Using SQL Profiler to see what query is being sent to SQL Server
SQL Profiler is an extremely valuable tool for reverse engineering what queries an application is sending to SQL Server, and this applies to the report designer tools and the Reporting Services server applications as well.
SQL Profiler is somewhat of a “man in the middle” between the application and the SQL Server executing its queries. It works by registering a set of events you want to trace in SQL Server, and when those events happen, SQL Server returns information associated with the event. The key events in this context are “Stored Procedures-RPC Completed” and “TSQL-SQL:BatchCompleted”, and the event data returned for these is the SQL statement being sent by the application. In addition to events, you can also customize the columns of information returned by the events, and add filters to restrict the rows of data being returned. Fortunately when you start SQL Profiler (via the Tools menu option in SSMS), the default events, columns, and filters will be sufficient for your needs. If the report queries are run in a server with a lot of other query traffic, you may need to filter to just the login name used in the datasource login.
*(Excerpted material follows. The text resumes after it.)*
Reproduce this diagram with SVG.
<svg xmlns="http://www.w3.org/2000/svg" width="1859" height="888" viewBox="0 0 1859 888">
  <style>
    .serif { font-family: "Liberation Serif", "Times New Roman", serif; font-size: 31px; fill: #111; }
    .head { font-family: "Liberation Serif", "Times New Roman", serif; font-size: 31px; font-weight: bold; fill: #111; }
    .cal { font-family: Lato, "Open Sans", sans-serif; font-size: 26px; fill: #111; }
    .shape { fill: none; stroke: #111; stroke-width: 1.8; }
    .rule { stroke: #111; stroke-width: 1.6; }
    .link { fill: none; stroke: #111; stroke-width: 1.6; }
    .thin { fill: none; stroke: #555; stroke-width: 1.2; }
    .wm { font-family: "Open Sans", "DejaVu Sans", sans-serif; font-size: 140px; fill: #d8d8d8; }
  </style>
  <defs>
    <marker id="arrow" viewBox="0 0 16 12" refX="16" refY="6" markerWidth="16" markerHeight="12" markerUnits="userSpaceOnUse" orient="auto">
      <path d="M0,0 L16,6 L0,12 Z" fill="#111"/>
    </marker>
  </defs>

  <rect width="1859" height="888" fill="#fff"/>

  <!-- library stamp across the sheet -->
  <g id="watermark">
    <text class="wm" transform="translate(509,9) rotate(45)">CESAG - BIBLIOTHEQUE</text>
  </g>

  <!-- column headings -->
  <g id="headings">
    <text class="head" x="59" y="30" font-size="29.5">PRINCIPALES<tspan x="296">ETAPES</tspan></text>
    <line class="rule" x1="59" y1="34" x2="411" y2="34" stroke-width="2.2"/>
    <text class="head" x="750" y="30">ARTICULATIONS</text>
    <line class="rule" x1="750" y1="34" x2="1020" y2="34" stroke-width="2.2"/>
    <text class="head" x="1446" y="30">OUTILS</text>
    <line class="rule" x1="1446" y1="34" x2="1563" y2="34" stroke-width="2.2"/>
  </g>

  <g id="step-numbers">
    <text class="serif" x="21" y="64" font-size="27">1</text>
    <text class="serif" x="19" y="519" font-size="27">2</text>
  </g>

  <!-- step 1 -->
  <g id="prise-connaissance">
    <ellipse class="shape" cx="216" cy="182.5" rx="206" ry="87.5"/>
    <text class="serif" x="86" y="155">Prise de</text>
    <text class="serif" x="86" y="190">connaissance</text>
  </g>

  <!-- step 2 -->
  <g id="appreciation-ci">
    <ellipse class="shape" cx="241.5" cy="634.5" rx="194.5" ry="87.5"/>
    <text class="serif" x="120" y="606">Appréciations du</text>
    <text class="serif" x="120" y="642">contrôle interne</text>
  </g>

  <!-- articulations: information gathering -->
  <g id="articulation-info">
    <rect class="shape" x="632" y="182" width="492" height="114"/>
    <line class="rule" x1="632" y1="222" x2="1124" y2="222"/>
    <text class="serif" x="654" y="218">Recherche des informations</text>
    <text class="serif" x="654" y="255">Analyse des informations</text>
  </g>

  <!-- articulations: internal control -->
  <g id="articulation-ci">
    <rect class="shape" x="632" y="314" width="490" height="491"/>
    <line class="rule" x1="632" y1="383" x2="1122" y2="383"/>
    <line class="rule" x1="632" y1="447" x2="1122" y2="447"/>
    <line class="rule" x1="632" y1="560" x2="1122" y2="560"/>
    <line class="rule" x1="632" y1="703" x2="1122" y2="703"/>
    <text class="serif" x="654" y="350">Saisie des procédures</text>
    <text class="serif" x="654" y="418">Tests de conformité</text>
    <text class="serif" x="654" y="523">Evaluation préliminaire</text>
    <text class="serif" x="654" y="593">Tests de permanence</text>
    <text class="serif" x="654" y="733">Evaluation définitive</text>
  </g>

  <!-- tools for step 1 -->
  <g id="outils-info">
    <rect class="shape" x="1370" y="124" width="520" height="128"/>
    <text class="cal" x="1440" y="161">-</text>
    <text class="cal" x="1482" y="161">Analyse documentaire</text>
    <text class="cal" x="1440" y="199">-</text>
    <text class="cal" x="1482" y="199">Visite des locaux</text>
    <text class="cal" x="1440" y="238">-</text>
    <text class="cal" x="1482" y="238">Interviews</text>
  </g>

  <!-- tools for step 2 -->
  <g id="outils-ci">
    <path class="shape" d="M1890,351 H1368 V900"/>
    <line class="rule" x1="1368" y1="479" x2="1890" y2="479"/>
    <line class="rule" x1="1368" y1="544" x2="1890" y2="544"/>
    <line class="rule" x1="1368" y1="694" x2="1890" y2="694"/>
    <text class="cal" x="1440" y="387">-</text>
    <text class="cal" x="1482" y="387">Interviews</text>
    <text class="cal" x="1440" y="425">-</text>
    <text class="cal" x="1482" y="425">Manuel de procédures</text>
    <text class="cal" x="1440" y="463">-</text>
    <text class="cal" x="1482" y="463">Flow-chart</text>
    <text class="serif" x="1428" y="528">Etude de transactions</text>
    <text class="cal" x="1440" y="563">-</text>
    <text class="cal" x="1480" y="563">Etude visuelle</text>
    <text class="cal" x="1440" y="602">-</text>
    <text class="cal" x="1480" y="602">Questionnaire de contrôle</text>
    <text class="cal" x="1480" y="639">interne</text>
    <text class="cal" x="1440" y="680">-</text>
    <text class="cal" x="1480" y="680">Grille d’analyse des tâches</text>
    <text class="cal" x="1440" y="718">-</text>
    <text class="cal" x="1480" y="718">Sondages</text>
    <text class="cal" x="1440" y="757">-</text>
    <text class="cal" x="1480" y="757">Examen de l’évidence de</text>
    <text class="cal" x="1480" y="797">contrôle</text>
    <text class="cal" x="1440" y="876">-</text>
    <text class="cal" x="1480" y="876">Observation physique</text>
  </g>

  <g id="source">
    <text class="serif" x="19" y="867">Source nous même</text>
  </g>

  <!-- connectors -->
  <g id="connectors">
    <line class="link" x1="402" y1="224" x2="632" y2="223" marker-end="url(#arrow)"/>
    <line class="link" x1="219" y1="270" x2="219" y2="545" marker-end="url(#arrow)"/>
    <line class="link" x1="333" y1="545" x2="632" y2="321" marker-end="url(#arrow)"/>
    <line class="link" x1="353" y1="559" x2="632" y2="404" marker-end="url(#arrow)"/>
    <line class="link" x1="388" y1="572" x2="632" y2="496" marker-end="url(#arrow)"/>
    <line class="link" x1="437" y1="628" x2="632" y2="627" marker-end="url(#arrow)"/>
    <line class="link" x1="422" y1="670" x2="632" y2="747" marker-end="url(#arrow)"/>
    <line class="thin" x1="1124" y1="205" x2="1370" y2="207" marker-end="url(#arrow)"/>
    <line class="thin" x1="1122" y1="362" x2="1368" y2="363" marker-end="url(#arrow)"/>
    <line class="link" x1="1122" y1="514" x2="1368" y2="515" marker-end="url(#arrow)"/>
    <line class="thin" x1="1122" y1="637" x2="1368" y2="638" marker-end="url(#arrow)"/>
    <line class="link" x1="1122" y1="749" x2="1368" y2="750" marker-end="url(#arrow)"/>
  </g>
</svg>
There are a few key situations in reporting where this is most useful. At the top of the list is working with multi-value parameters. As I mentioned above, SQL Server needs to see a nice clean list of values that it can execute like “…WHERE colname IN (1,2,3)”, but depending on the strings in your multi-value parameter list, it can be difficult to build a syntactically correct list of values that SQL Server can understand. In this case, you can build a report with a multivalue parameter and a datasource query that uses it in a “…WHERE colname IN(@parmname)” fashion, if it works fine, GREAT! But if you get errors, it can be really tough to figure out what the report designer is doing with your parameters and expressions without SQL Profiler. But you can also use it for any data set query that is returning errors for reasons you don’t understand.
I hope the helps, Thanks! - Dean
As usual, "This blog is provided 'AS IS' with no warranties, and confers no rights."